É verdade, mas põe completamente de lado a sociedade civil exterior à AR. Não me oponho a que uma pessoa que nunca desempenhou um papel político seja chamada à responsabilidade de governar. Desde que se saiba à partida que é essa pessoa.

Podias dizer que essa pessoa, nesse caso, ficaria integrada na lista, com assento na AR. Sim, faz sentido, mas não me oponho a uma lista composta.

Só não sei o que se faria em termos de escrúpulo democrático no caso de uma remodelação.

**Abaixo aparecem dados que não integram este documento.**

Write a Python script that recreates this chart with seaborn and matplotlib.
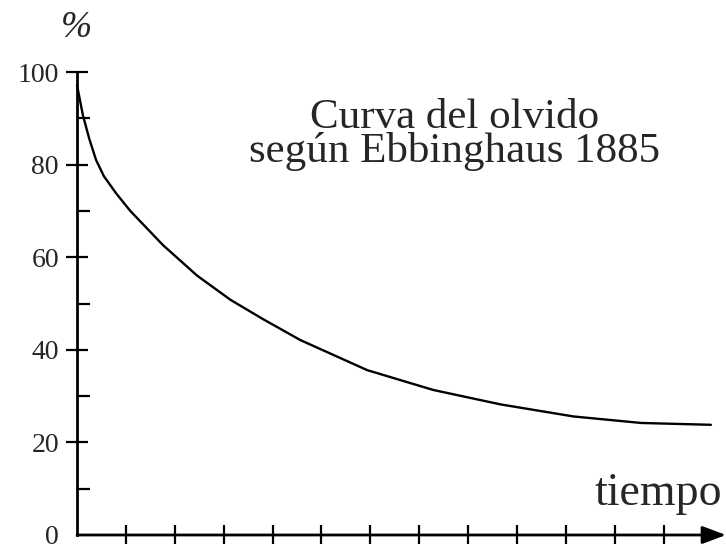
import matplotlib
matplotlib.use("Agg")
import matplotlib.pyplot as plt
import seaborn as sns
import pandas as pd

# Data
tiempo = [0, 0.12, 0.25, 0.39, 0.55, 0.80, 1.09, 1.76, 2.46, 3.14, 3.81,
          4.57, 5.94, 6.76, 7.30, 8.67, 10.16, 11.54, 12.97]
retencion = [97.2, 90.7, 85.6, 81.0, 77.5, 73.8, 70.0, 62.6, 56.0, 50.8, 46.6,
             42.1, 35.6, 33.0, 31.3, 28.2, 25.6, 24.2, 23.8]
y_major = [0, 20, 40, 60, 80, 100]
y_minor = [10, 30, 50, 70, 90]
x_ticks = list(range(1, 13))

sns.set_theme(style="white")
plt.rcParams['font.family'] = ['Liberation Serif', 'DejaVu Serif']

W, H = 726, 544
fig = plt.figure(figsize=(W / 100, H / 100), dpi=100)
x0, y0 = 77, 535
x_unit = 48.8
xmax = (725 - x0) / x_unit
top = 72
ax = fig.add_axes([x0 / W, (H - y0) / H, (W - x0) / W, (y0 - top) / H])

df = pd.DataFrame({"t": tiempo, "r": retencion})
sns.lineplot(data=df, x="t", y="r", color="black", linewidth=1.7, ax=ax,
             clip_on=False)

ax.set_xlim(0, xmax)
ax.set_ylim(0, 100)
ax.set_xlabel("")
ax.set_ylabel("")

for s in ["top", "right", "bottom"]:
    ax.spines[s].set_visible(False)
ax.spines["left"].set_linewidth(2.0)
ax.spines["left"].set_color("black")

ax.set_yticks(y_major)
ax.set_yticklabels([str(v) for v in y_major])
ax.set_yticks(y_minor, minor=True)
ax.set_xticks(x_ticks)
ax.set_xticklabels([])

ax.tick_params(axis="y", which="major", direction="inout", length=16,
               width=1.6, color="black", labelsize=20, pad=5, left=True)
ax.tick_params(axis="y", which="minor", direction="in", length=9,
               width=1.6, color="black", left=True)
ax.tick_params(axis="x", which="major", direction="inout", length=15,
               width=1.6, color="black", bottom=True)
ax.yaxis.get_major_ticks()[0].tick1line.set_visible(False)

# x axis with arrow
ax.annotate("", xy=(xmax, 0), xytext=(0, 0), xycoords="data",
            textcoords="data", annotation_clip=False,
            arrowprops=dict(arrowstyle="-|>,head_length=0.8,head_width=0.3",
                            mutation_scale=18, color="black", lw=2.0,
                            shrinkA=0, shrinkB=0))

fig.text(76 / W, 1 - 28 / H, "%", fontsize=27, style="italic",
         ha="center", va="center")
fig.text(455 / W, 1 - 162 / H, "Curva del olvido\nsegún Ebbinghaus 1885",
         fontsize=31, ha="center", va="baseline", multialignment="center",
         linespacing=0.82)
fig.text(658 / W, 1 - 505 / H, "tiempo", fontsize=33,
         ha="center", va="baseline")

fig.savefig("out.png", dpi=100, facecolor="white")
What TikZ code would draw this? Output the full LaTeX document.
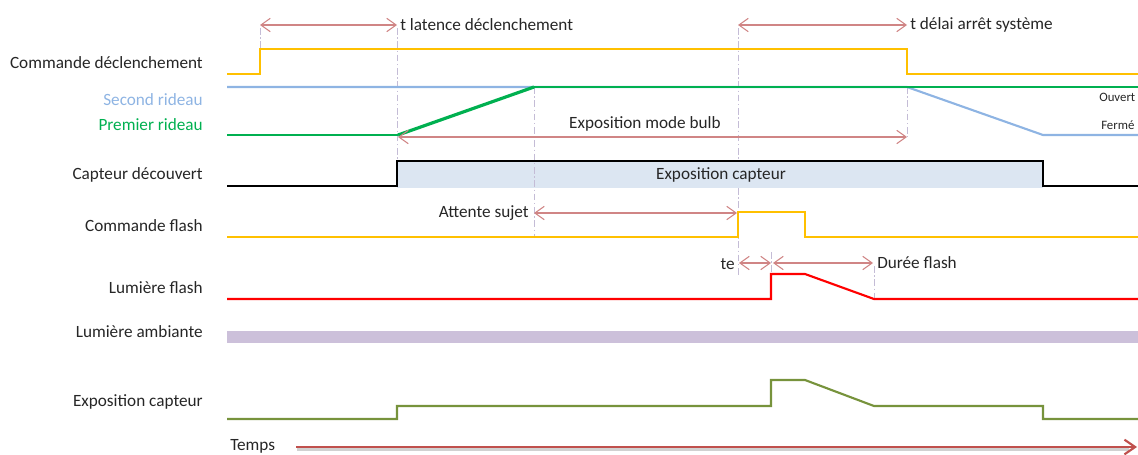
\documentclass[tikz,border=0pt]{standalone}
\usepackage{fontspec}
\setmainfont{Carlito}
\usetikzlibrary{arrows.meta,calc}
\definecolor{txt}{HTML}{262626}
\definecolor{cmdyellow}{HTML}{FFC000}
\definecolor{curtainblue}{HTML}{8EB4E3}
\definecolor{curtaingreen}{HTML}{00B050}
\definecolor{flashred}{HTML}{FF0000}
\definecolor{ambient}{HTML}{CCC0DA}
\definecolor{expgreen}{HTML}{77933C}
\definecolor{boxfill}{HTML}{DCE6F2}
\definecolor{dimred}{HTML}{D08585}
\definecolor{timered}{HTML}{C0504D}
\definecolor{guide}{HTML}{C4BCD6}
\tikzset{
  lab/.style={font=\fontsize{12.9}{15}\selectfont, text=txt, inner sep=0pt, anchor=east},
  note/.style={font=\fontsize{12.9}{15}\selectfont, text=txt, inner sep=0pt},
  small/.style={font=\fontsize{9.6}{11}\selectfont, text=txt, inner sep=0pt, anchor=west},
  sig/.style={line width=1.6pt, line join=miter},
  dim/.style={draw=dimred, line width=0.8pt, {Straight Barb[length=7pt,width=10pt]}-{Straight Barb[length=7pt,width=10pt]}},
  guideline/.style={draw=guide, line width=0.7pt, dash pattern=on 5pt off 2pt on 1pt off 2pt},
}
\begin{document}
\begin{tikzpicture}[x=0.75pt, y=-0.75pt]
\useasboundingbox (0,0) rectangle (1138,454);
\clip (0,0) rectangle (1138,454);

% sensor exposure box
\fill[boxfill] (397,161) rectangle (1043,188);

% vertical guide lines
\draw[guideline] (260,28) -- (260,49);
\draw[guideline] (397,28) -- (397,161);
\draw[guideline] (534,87) -- (534,237);
\draw[guideline] (738,28) -- (738,161);
\draw[guideline] (738,188) -- (738,276);
\draw[guideline] (907,87) -- (907,137);
\draw[guideline] (771,252) -- (771,274);
\draw[guideline] (874,266) -- (874,299);

% row labels
\node[lab] (l1) at (203,63) {Commande déclenchement};
\node[lab, text=curtainblue] (l2) at (203,100) {Second rideau};
\node[lab, text=curtaingreen] (l3) at (203,125) {Premier rideau};
\node[lab] (l4) at (203,175) {Capteur découvert};
\node[lab] (l5) at (203,226) {Commande flash};
\node[lab] (l6) at (203,288) {Lumière flash};
\node[lab] (l7) at (203,332) {Lumière ambiante};
\node[lab] (l8) at (203,402) {Exposition capteur};

% trigger command
\draw[sig, cmdyellow] (227,74) -- (260,74) -- (260,49) -- (907,49) -- (907,74) -- (1140,74);
% second curtain
\draw[sig, curtainblue] (227,87) -- (907,87) -- (1043,135) -- (1140,135);
% first curtain
\draw[sig, curtaingreen] (227,135) -- (398,135);
\draw[curtaingreen, line width=2.4pt] (398,135) -- (534,87);
\draw[sig, curtaingreen] (534,87) -- (1140,87);
\node[small] (open) at (1099,97) {Ouvert};
\node[small] (closed) at (1101,125) {Fermé};

% sensor uncovered
\draw[sig, black] (227,186) -- (397,186) -- (397,161) -- (1043,161) -- (1043,186) -- (1140,186);
\node[note] (expbox) at (721,175) {Exposition capteur};

% flash command
\draw[sig, cmdyellow] (227,237) -- (738,237) -- (738,212) -- (805,212) -- (805,237) -- (1140,237);
% flash light
\draw[sig, flashred] (227,299) -- (771,299) -- (771,274) -- (805,274) -- (874,299) -- (1140,299);
% ambient light
\fill[ambient] (227,331) rectangle (1140,343);
% sensor exposure
\draw[sig, expgreen] (227,419) -- (397,419) -- (397,406) -- (771,406) -- (771,380) -- (805,380) -- (874,406) -- (1043,406) -- (1043,419) -- (1140,419);

% timing dimensions
\coordinate (t0) at (260,25);
\coordinate (t1) at (397,25);
\draw[dim] (t0) -- (t1);
\node[note, anchor=west] (tlat) at (400,25) {t latence déclenchement};

\coordinate (t2) at (738,25);
\coordinate (t3) at (907,25);
\draw[dim] (t2) -- (t3);
\node[note, anchor=west] (tdel) at (910,25) {t délai arrêt système};

\coordinate (b0) at (398,137);
\coordinate (b1) at (907,137);
\draw[dim] (b0) -- (b1);
\node[note] (bulb) at (645,124) {Exposition mode bulb};

\coordinate (w0) at (534,213);
\coordinate (w1) at (737,213);
\draw[dim] (w0) -- (w1);
\node[note, anchor=east] (wait) at (529,213) {Attente sujet};

\coordinate (e0) at (739,263);
\coordinate (e1) at (771,263);
\draw[dim] (e0) -- (e1);
\node[note, anchor=east] (te) at (735,264) {te};

\coordinate (d0) at (773,263);
\coordinate (d1) at (873,263);
\draw[dim] (d0) -- (d1);
\node[note, anchor=west] (dur) at (877,263) {Durée flash};

% time axis
\node[note, anchor=base west] (temps) at (230,450) {Temps};
\coordinate (ax0) at (296,447);
\coordinate (ax1) at (1137,447);
\draw[black!18, line width=2.4pt] ($(ax0)+(1,2.5)$) -- ($(ax1)+(-8,2.5)$);
\draw[timered, line width=1.6pt, -{Straight Barb[length=8pt,width=11pt]}] (ax0) -- (ax1);
\end{tikzpicture}
\end{document}
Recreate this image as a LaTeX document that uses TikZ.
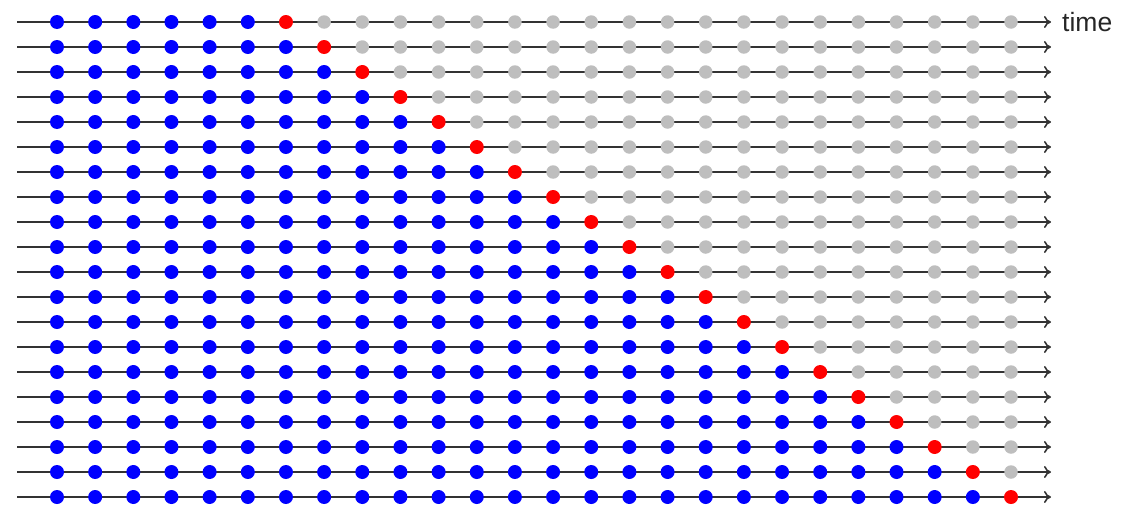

Mas mantenho o que digo: eleger não é só contar votos; é a aceitação implícita das regras democráticas. O escrúpulo no método não é a lei mas é a virtude na democracia, e não se poderia esperar outra de todos os cidadãos.

Ricardo Alves disse...

Acontece que eu não confundo o serviço militar e o serviço à República, Filipe. Vê lá tu que eu até acho que o Mariano Gago teria sido melhor ministro se tivesse sido eleito deputado...

Ricardo Alves disse...

Francisco,
concordo plenamente que antes das eleições os partidos devem anunciar minimamente quem serão os responsáveis pelas principais pastas. Que me recorde, o último líder de partido governamental que tentou implementar uma tradição dessas foi o Guterres. Que eu na altura critiquei muito (não por essa razão).

E sim, a «sociedade civil» não deve ser convidada para o governo. Quem quer governar deve sujeitar-se a eleições. Acho que a democracia é isso, não é?

Anónimo disse...

Ricardo,

«Quem quer governar deve sujeitar-se a eleições.»

Não discuto isso. Mas um membro da sociedade civil pode ser apresentado como candidato a ministro, sujeito a eleições e, em caso de derrota eleitoral, não ter de integrar a lista para o parlamento e retomar a sua vida civil. Isto se se apresentar apenas e só como candidato a ministro.

Por outro lado, quem se apresenta como candidato a deputado, vindo da sociedade civil ou do partido, para depois da derrota desertar, deve ser apontado como o cobarde que é. Infelizmente, há exemplos recentes disso também...

Seja como for, se todos os membros das listas forem candidatos a deputados por defeito, isso não nos livra da tirania dos directórios, porque os militantes detestam visceralmente que lhes passem à frente nas listas.